From the prize-winning author of Motherless Brooklyn, a daring, riotous, sweeping novel that spins the tale of two friends and their adventures in late 20th-century America.
This is the story of two boys, Dylan Ebdus and Mingus Rude. They live in Brooklyn and are friends and neighbours; but since Dylan is white and Mingus is black, their friendship is not simple.
This is the story of 1970s America, a time when the simplest decisions - what music you listen to, whether to speak to the kid in the seat next to you, whether to give up your lunch money - are laden with potential political, social and racial disaster. This is also the story of 1990s America, when nobody cared anymore.

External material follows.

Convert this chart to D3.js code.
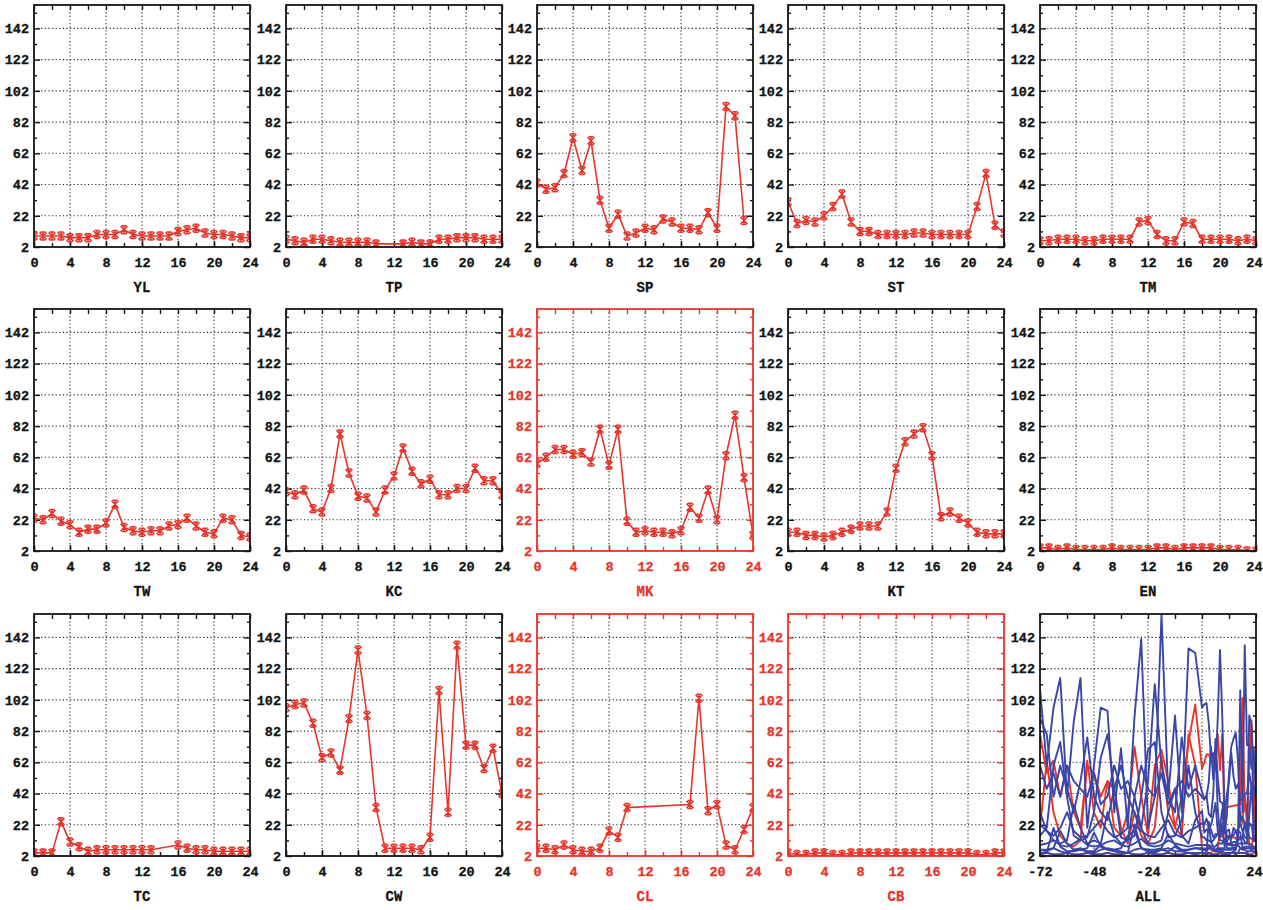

This is the story of what would happen if two teenaged boys obsessed with comic book heroes actually had superpowers: they would screw up their lives.
APPLE BOOKS REVIEW
Jonathan Lethem’s semi-autobiographical novel mostly unfolds within a few Brooklyn blocks, but it covers miles of territory. Two motherless neighbors, Dylan Ebdus and Mingus Rude—white and black, respectively—bond over comic books and graffiti during NYC’s dismal ‘70s. But Mingus can’t protect Dylan from ritual bullying any more than Dylan can rescue his friend from a worse fate. Lethem’s writing crackles with authority as he charts the boys’ divergent paths and explores the knotty relationships between fathers and sons, superheroes and mortals, punk and hip-hop and, ultimately, race and America.